Recorded information –
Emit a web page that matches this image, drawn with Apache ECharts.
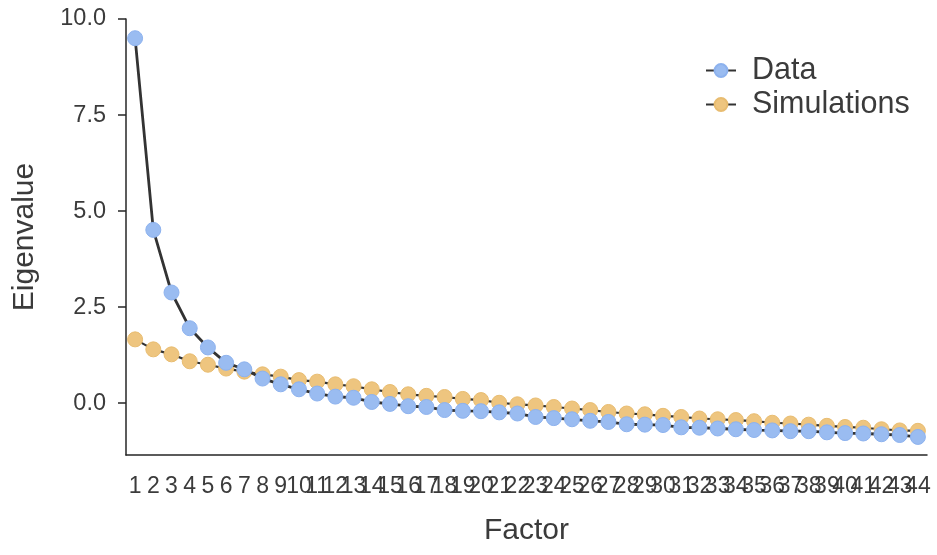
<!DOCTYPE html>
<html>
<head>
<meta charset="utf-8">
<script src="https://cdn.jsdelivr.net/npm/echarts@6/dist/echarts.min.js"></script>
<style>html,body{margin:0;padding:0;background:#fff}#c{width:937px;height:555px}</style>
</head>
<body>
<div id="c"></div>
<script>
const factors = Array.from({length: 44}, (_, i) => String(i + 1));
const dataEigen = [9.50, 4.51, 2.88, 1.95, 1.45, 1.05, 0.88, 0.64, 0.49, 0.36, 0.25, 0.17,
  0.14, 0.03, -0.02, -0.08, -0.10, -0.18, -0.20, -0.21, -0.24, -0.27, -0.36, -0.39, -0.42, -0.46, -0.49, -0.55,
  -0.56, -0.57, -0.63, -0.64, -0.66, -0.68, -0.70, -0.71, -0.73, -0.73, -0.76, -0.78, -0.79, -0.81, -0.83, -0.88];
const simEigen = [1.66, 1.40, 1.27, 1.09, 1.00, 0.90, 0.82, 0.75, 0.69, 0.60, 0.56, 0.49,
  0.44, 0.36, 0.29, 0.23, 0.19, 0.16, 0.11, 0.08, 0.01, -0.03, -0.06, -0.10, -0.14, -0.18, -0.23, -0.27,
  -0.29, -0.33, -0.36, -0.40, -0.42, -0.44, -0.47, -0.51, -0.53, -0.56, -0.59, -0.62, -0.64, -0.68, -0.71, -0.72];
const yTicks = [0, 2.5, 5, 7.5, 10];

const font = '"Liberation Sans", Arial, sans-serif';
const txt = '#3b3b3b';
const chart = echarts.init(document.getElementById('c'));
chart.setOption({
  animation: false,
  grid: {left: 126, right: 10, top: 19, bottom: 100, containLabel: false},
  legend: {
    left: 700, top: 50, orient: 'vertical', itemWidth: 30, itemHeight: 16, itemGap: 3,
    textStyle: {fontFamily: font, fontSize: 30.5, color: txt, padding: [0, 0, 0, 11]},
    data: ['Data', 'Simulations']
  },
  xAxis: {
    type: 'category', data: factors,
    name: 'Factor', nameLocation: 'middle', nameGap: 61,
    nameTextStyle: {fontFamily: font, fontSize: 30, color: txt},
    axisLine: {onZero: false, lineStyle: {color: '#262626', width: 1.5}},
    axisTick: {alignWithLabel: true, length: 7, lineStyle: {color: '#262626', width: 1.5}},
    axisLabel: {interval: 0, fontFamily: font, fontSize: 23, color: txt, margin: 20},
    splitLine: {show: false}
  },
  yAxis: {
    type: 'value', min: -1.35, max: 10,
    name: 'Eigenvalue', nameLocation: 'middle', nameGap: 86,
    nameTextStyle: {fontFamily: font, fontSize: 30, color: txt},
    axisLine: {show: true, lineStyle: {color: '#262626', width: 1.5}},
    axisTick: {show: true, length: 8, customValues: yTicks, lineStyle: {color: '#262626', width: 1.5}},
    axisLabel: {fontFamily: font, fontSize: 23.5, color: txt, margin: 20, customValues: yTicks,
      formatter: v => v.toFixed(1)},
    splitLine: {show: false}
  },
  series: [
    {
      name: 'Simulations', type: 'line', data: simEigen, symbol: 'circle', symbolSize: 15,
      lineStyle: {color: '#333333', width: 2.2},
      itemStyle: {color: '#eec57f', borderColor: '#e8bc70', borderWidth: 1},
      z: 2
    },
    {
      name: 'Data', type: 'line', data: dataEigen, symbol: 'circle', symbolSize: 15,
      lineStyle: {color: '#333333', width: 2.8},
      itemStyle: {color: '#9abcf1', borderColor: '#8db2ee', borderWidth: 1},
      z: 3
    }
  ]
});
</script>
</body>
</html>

Instruction –
Restate exactly, please, only the lines between the start of the data and the line containing "const yTicks = [0, 2.5, 5, 7.5, 10];", both ends included, skipping the pictures.

Exercise result –
Emit a web page that matches this image, drawn with Apache ECharts.
<!DOCTYPE html>
<html>
<head>
<meta charset="utf-8">
<script src="https://cdn.jsdelivr.net/npm/echarts@6/dist/echarts.min.js"></script>
<style>html,body{margin:0;padding:0;background:#fff}#c{width:937px;height:555px}</style>
</head>
<body>
<div id="c"></div>
<script>
const factors = Array.from({length: 44}, (_, i) => String(i + 1));
const dataEigen = [9.50, 4.51, 2.88, 1.95, 1.45, 1.05, 0.88, 0.64, 0.49, 0.36, 0.25, 0.17,
  0.14, 0.03, -0.02, -0.08, -0.10, -0.18, -0.20, -0.21, -0.24, -0.27, -0.36, -0.39, -0.42, -0.46, -0.49, -0.55,
  -0.56, -0.57, -0.63, -0.64, -0.66, -0.68, -0.70, -0.71, -0.73, -0.73, -0.76, -0.78, -0.79, -0.81, -0.83, -0.88];
const simEigen = [1.66, 1.40, 1.27, 1.09, 1.00, 0.90, 0.82, 0.75, 0.69, 0.60, 0.56, 0.49,
  0.44, 0.36, 0.29, 0.23, 0.19, 0.16, 0.11, 0.08, 0.01, -0.03, -0.06, -0.10, -0.14, -0.18, -0.23, -0.27,
  -0.29, -0.33, -0.36, -0.40, -0.42, -0.44, -0.47, -0.51, -0.53, -0.56, -0.59, -0.62, -0.64, -0.68, -0.71, -0.72];
const yTicks = [0, 2.5, 5, 7.5, 10];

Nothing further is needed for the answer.